Expanding its menu of fixed-income exchange-traded funds, Franklin Templeton Investments Canada expressed strong conviction in active securities selection but shied away from foreign-currency risk.
Franklin Liberty Global Aggregate Bond (CAD-Hedged) (symbol: FLGA), Franklin Liberty Senior Loan (CAD-Hedged) (symbol: FLSL) and Franklin Liberty U.S. Investment Grade Corporate (CAD-Hedged) (symbol: FLUI) opened for trading today on the Toronto Stock Exchange. Each will seek to hedge 90% to 100% of its foreign-currency exposure back to the Canadian dollar.
All three are managed by affiliated investment teams that are subsidiaries of parent company Franklin Resources Inc. (BEN), whose total of about US$732 billion in assets under management includes US$164 billion in fixed-income assets.

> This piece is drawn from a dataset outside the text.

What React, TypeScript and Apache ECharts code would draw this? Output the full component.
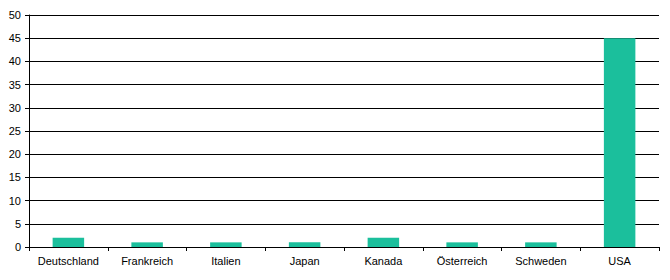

The global bond ETF will invest primarily in investment-grade fixed or floating-rate debt securities issued by governments, government-related entities including supranational organizations, and corporations. According to the prospectus, up to 20% of its net assets may be held in non-investment-grade debt securities. Holdings may also include emerging-markets debt.
This ETF is co-managed by John Beck, director of fixed income at Franklin Templeton Investment Management Ltd. in London, and portfolio manager Warren Keyser of Franklin Templeton Institutional LLC in New York. The management fee is 0.35% and, as is the case with other Franklin ETFs, covers most operating expenses.

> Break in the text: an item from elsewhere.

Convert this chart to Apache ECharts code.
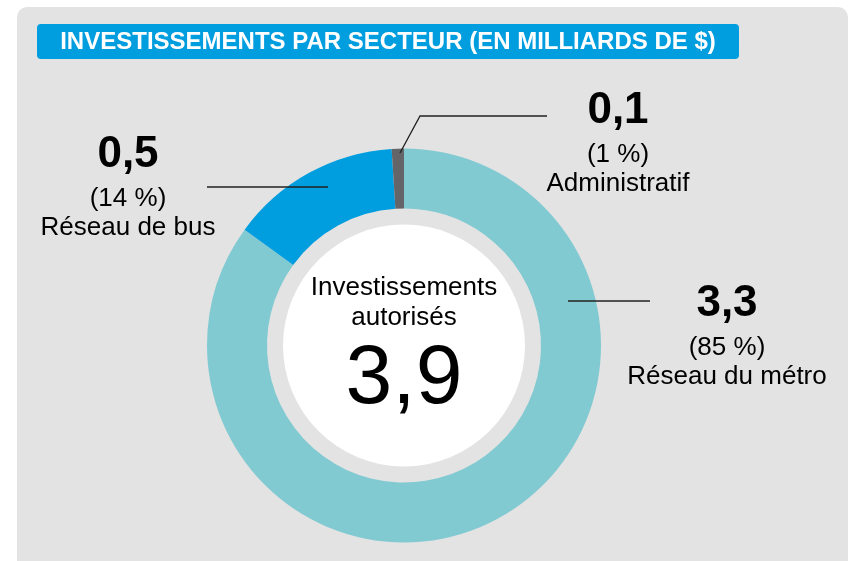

The senior-loan ETF invests primarily in senior secured floating-rate corporate loans and corporate-debt securities of mostly U.S. issuers. No more than 25% of assets are to be held in non-U.S. issuers. As noted in the prospectus, senior loans are generally rated below investment-grade debt. This ETF is co-managed by Mark Boyadjian, director of Franklin Advisors Inc.'s floating-rate-debt group, and portfolio managers Madeline Lam and Justin Ma, who are all based in San Mateo, California. The management fee is 0.45%.
The U.S. corporate-bond ETF invests primarily in U.S.-dollar-denominated debt securities that are investment-grade and issued by U.S. and non-U.S. entities. Up to 40% of the ETF's assets may be held in securities of non-U.S. issuers, including those in developing markets, and up to 15% of assets may be held in securities denominated in currencies other than the U.S. dollar. The ETF is co-managed by Shawn Lyons of Franklin Advisors in San Mateo and New York-based Marc Kremer of Franklin Templeton Institutional. The management fee is 0.35%.
Today's ETF launches bring the total number of fixed-income Franklin Liberty ETFs to four. They join Franklin Liberty Canadian Investment Grade Corporate (FLCI), which was launched in May 2017 and is managed by Calgary-based managers with Bissett Investment Management. The company also manages five equity ETFs and one balanced mandate, for a total of 10 in all asset classes.